Implementations for Pattern/String mining using Suffix Arrays/Trees-CodePudding

I am trying to solve a pattern mining problem for strings and I think that suffix trees or arrays might be a good option to solve this problem.

I will quickly outline the problem:

I have a set strings of different lengths (quotation are just to mark repetitions for the explanation):

C"BECB"ECCECCECEEB"BECB"FCCECCECCECCECCFCBFCBFCC
DCBBDCDDCCECBCEC"BECB""BECB"BECB"BECB"BECB"EDB"BECB""BECB"BEC
etc.

I now would like to find repeated patterns within each string and repeated patterns that are common between the strings. A repeated pattern in string (1) would be "BECB". Moreover the pattern "BECB" is also repeated in string (2). Of course there are several criteria that need to be decided on as for example the minimum number of repetitions or the minimum number of symbols in a pattern.

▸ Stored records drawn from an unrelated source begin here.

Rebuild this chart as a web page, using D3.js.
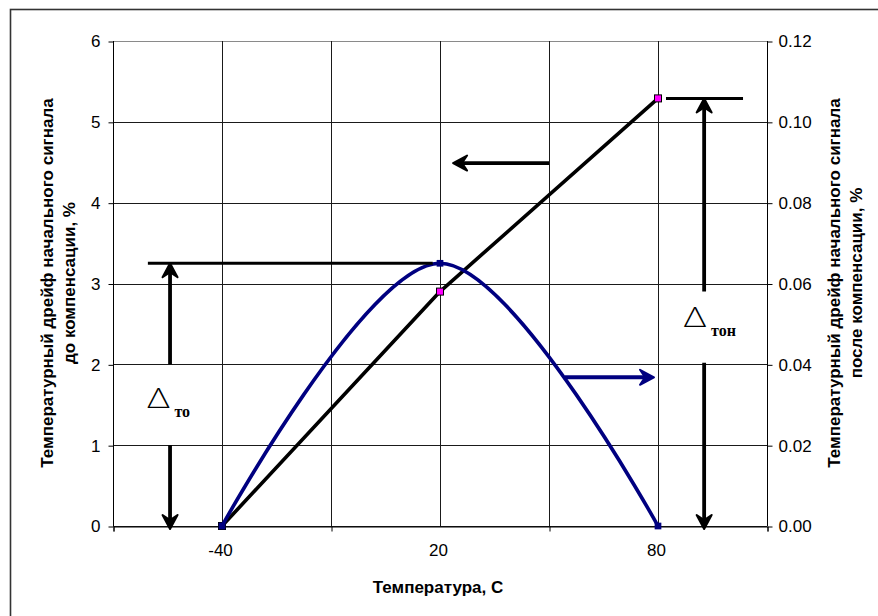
<!DOCTYPE html>
<html>
<head>
<meta charset="utf-8">
<script src="https://cdn.jsdelivr.net/npm/d3@7"></script>
<style>
  html, body { margin: 0; padding: 0; background: #fff; }
  svg { display: block; }
  text { font-family: "Liberation Sans", Arial, sans-serif; fill: #000; }
</style>
</head>
<body>
<svg id="chart" width="878" height="616"></svg>
<script>
// Temperature points and the two drift series
const temps = [-40, 20, 80];
const driftBefore = [0, 2.9, 5.29];      // left axis, %
const driftAfter = [0, 0.065, 0];        // right axis, %

// Axis ticks and labels
const leftTicks = [0, 1, 2, 3, 4, 5, 6];
const rightTicks = [0, 0.02, 0.04, 0.06, 0.08, 0.10, 0.12];
const xLabelTicks = [-40, 20, 80];
const xGridTicks = [-40, -10, 20, 50, 80];
const xMarkTicks = [-70, -10, 50, 110];
const xDomain = [-70, 110];

const svg = d3.select("#chart");
const W = 878, H = 616;
const plot = { left: 113, right: 767, top: 41, bottom: 526 };

const x = d3.scaleLinear().domain(xDomain).range([plot.left, plot.right]);
const yL = d3.scaleLinear().domain([0, 6]).range([plot.bottom, plot.top]);
const yR = d3.scaleLinear().domain([0, 0.12]).range([plot.bottom, plot.top]);

// outer frame
svg.append("rect")
  .attr("x", 10.5).attr("y", 9.5)
  .attr("width", W).attr("height", H)
  .attr("fill", "#fff").attr("stroke", "#333").attr("stroke-width", 1.6);

// horizontal gridlines
svg.append("g").selectAll("line").data(leftTicks).join("line")
  .attr("x1", plot.left).attr("x2", plot.right)
  .attr("y1", d => Math.round(yL(d)) + 0.5).attr("y2", d => Math.round(yL(d)) + 0.5)
  .attr("stroke", d => d === 6 ? "#8a8a8a" : "#1a1a1a").attr("stroke-width", 1);

// vertical gridlines
svg.append("g").selectAll("line").data(xGridTicks).join("line")
  .attr("x1", d => Math.round(x(d)) + 0.5).attr("x2", d => Math.round(x(d)) + 0.5)
  .attr("y1", plot.top).attr("y2", plot.bottom)
  .attr("stroke", "#1a1a1a").attr("stroke-width", 1);

// left axis
const leftAxis = d3.axisLeft(yL).tickValues(leftTicks).tickSize(5).tickPadding(8)
  .tickFormat(d3.format("d"));
const gL = svg.append("g").attr("transform", `translate(${plot.left + 0.5},0.5)`).call(leftAxis);

// right axis
const rightAxis = d3.axisRight(yR).tickValues(rightTicks).tickSize(5).tickPadding(6)
  .tickFormat(d3.format(".2f"));
const gR = svg.append("g").attr("transform", `translate(${plot.right + 0.5},0.5)`).call(rightAxis);

// bottom axis: line with tick marks between labelled points
const bottomTicks = d3.axisBottom(x).tickValues(xMarkTicks).tickSize(5).tickFormat("");
const gB = svg.append("g").attr("transform", `translate(0.5,${plot.bottom + 0.5})`).call(bottomTicks);
const bottomLabels = d3.axisBottom(x).tickValues(xLabelTicks).tickSize(0).tickPadding(18)
  .tickFormat(d => String(d));
const gBL = svg.append("g").attr("transform", `translate(-2,${plot.bottom})`).call(bottomLabels);
gBL.select(".domain").remove();

[gL, gR, gB, gBL].forEach(g => {
  g.select(".domain").attr("stroke", "#000").attr("stroke-width", 1);
  g.selectAll(".tick line").attr("stroke", "#000");
  g.selectAll("text").style("font-family", "'Liberation Sans', Arial, sans-serif")
    .style("font-size", "17px").attr("fill", "#000");
});
gL.select(".domain").attr("d", `M0,${plot.top - 0.5}V${plot.bottom - 0.5}`);
gR.select(".domain").attr("d", `M0,${plot.top - 0.5}V${plot.bottom - 0.5}`);

// axis titles
const titleFont = "'Liberation Sans', Arial, sans-serif";
svg.append("text")
  .attr("transform", `translate(438,587)`)
  .attr("text-anchor", "middle").attr("dominant-baseline", "central")
  .style("font-weight", "bold").style("font-size", "17px").style("font-family", titleFont)
  .text("Температура, С");

const leftTitle = svg.append("text")
  .attr("transform", `translate(0,283) rotate(-90)`)
  .attr("text-anchor", "middle")
  .style("font-weight", "bold").style("font-size", "17px").style("font-family", titleFont);
leftTitle.append("tspan").attr("x", 0).attr("y", 53).text("Температурный дрейф начального сигнала");
leftTitle.append("tspan").attr("x", 0).attr("y", 75).text("до компенсации, %");

const rightTitle = svg.append("text")
  .attr("transform", `translate(0,283) rotate(-90)`)
  .attr("text-anchor", "middle")
  .style("font-weight", "bold").style("font-size", "17px").style("font-family", titleFont);
rightTitle.append("tspan").attr("x", 0).attr("y", 840).text("Температурный дрейф начального сигнала");
rightTitle.append("tspan").attr("x", 0).attr("y", 862).text("после компенсации, %");

// series: drift before compensation (black, left axis)
const before = temps.map((t, i) => ({ t, v: driftBefore[i] }));
const after = temps.map((t, i) => ({ t, v: driftAfter[i] }));

svg.append("path").datum(before)
  .attr("d", d3.line().x(d => x(d.t)).y(d => yL(d.v)))
  .attr("fill", "none").attr("stroke", "#000").attr("stroke-width", 3.6)
  .attr("stroke-linejoin", "round");
svg.append("g").selectAll("rect").data(before).join("rect")
  .attr("x", d => x(d.t) - 3.5).attr("y", d => yL(d.v) - 3.5)
  .attr("width", 7).attr("height", 7)
  .attr("fill", "#ff00ff").attr("stroke", "#000").attr("stroke-width", 1);

// series: drift after compensation (navy, right axis, smoothed)
svg.append("path").datum(after)
  .attr("d", d3.line().curve(d3.curveCardinal.tension(0)).x(d => x(d.t)).y(d => yR(d.v)))
  .attr("fill", "none").attr("stroke", "#000080").attr("stroke-width", 3.6);
svg.append("g").selectAll("path").data(after).join("path")
  .attr("d", d3.symbol(d3.symbolSquare, 45)())
  .attr("transform", d => `translate(${x(d.t)},${yR(d.v)})`)
  .attr("fill", "#000080");

// arrow helper: thick shaft with a notched head at (x2,y2)
function arrow(g, x1, y1, x2, y2, color) {
  const ang = Math.atan2(y2 - y1, x2 - x1);
  const len = Math.hypot(x2 - x1, y2 - y1);
  const a = g.append("g")
    .attr("transform", `translate(${x1},${y1}) rotate(${ang * 180 / Math.PI})`);
  a.append("line").attr("x1", 0).attr("y1", 0).attr("x2", len - 4).attr("y2", 0)
    .attr("stroke", color).attr("stroke-width", 3.8);
  a.append("path")
    .attr("d", `M${len},0 L${len - 14},-7.5 L${len - 9},0 L${len - 14},7.5 Z`)
    .attr("fill", color).attr("stroke", color).attr("stroke-width", 2)
    .attr("stroke-linejoin", "round");
}

const ann = svg.append("g");

// Δто bracket: from zero up to the peak of the compensated drift
const peakAfter = d3.max(driftAfter);
const maxBefore = d3.max(driftBefore);
const tLeft = -54.3, tRight = 92.7;
ann.append("line")
  .attr("x1", x(-60.4)).attr("x2", x(18)).attr("y1", yR(peakAfter)).attr("y2", yR(peakAfter))
  .attr("stroke", "#000").attr("stroke-width", 3);
arrow(ann, x(tLeft), yL(2), x(tLeft), yR(peakAfter), "#000");
arrow(ann, x(tLeft), yL(1), x(tLeft), yL(0) + 3, "#000");

// Δтон bracket: from zero up to the maximum uncompensated drift
ann.append("line")
  .attr("x1", x(82.2)).attr("x2", x(103.4)).attr("y1", yL(maxBefore)).attr("y2", yL(maxBefore))
  .attr("stroke", "#000").attr("stroke-width", 3);
arrow(ann, x(tRight), yL(2.9), x(tRight), yL(maxBefore), "#000");
arrow(ann, x(tRight), yL(2.02), x(tRight), yL(0) + 3, "#000");

// series-to-axis pointers
arrow(ann, x(50), yL(4.49), x(23.6), yL(4.49), "#000");
arrow(ann, x(54.4), yR(0.0368), x(78.9), yR(0.0368), "#000080");

// Δ labels: light outlined triangle with a bold serif subscript
function deltaLabel(cx, cy, sub) {
  const g = svg.append("g");
  g.append("text").attr("x", cx).attr("y", cy)
    .attr("text-anchor", "middle")
    .attr("transform", `translate(${cx},0) scale(1.3,1) translate(${-cx},0)`)
    .style("font-family", "Lato, 'DejaVu Sans', sans-serif")
    .style("font-weight", "300")
    .style("font-size", "27px").text("Δ");
  g.append("text").attr("x", cx + 16).attr("y", cy + 9)
    .style("font-family", "'Liberation Serif', 'Times New Roman', serif")
    .style("font-weight", "bold").style("font-size", "16px").text(sub);
}
deltaLabel(x(-57.5), 408, "то");
deltaLabel(x(90.2), 327, "тон");
</script>
</body>
</html>
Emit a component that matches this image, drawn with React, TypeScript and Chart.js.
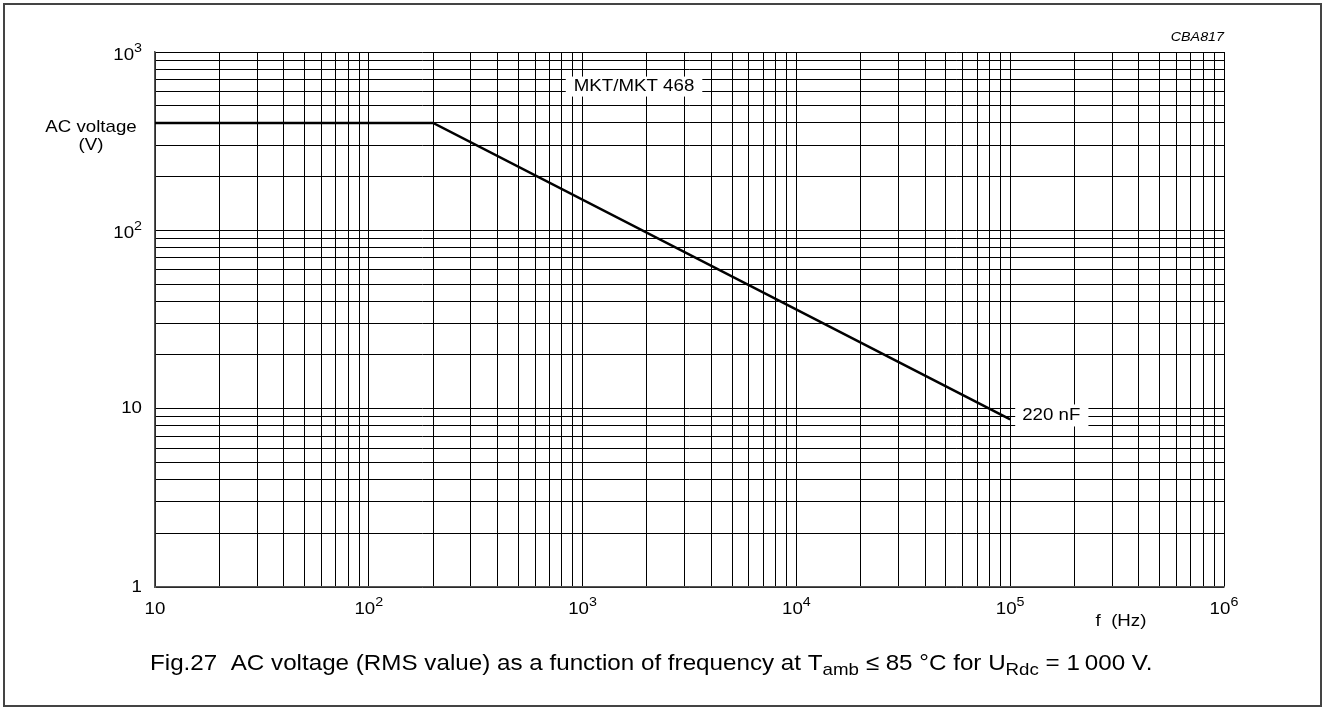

From the book by Dan Gusfield "Algorithms on Strings, Trees and Sequences" I know that it is possible to find such repeats (e.g. maximal pairs, maximal repetitive structures etc.) using certain algorithms and a suffix tree data structure. This comes in handy as I would like to use probabilistic suffix trees to also calculate some predictions on these sequences. (But this is not the topic of this post.)

Unfortunately I can't find any implementations of these algorithms. Hence, I am wondering if I am even on the right path using suffix trees to solve the mentioned problem. It seems very strange to me that for such a well described problem no packages are available (in R or Python for example).

Are there any alternatives (with existing packages) that solve my problem?

Or do you know any implementation of algorithms for suffix trees?

CodePudding user response：

Here is an implementation in C that follows the approach of Dan Gusfield's book : https://cp-algorithms.com/string/suffix-tree-ukkonen.html

You could rewrite it in python. Such algorithms are quite specialised for high performance applications, so it's quite normal that they don't appear in any standard library; nonetheless they are still well known so you can usually find good implementations on the net.

CodePudding user response：

Both suffix trees and suffix arrays are good data structures to help in solving the kinds of problems you want to solve.

Building a (multi-string) suffix tree in python is probably not a good idea -- it involves a lot of operations on individual characters and the resulting data structure consumes a lot of memory unless you spend a lot of code avoiding that.

Building a suffix array in python is more approachable, and the resulting data structure (probably just an array of integers) is reasonably compact.

It doesn't seem too difficult to find suffix array code in python on the web, and there's a nice explanation here: https://louisabraham.github.io/articles/suffix-arrays

It would be more difficult to find one that already supports multiple strings, so you would have to decide how you want to do that. In any case, the prefix doubling algorithm is easy to implement if you leverage the standard built-in sort(), and in python that will probably produce the fastest result.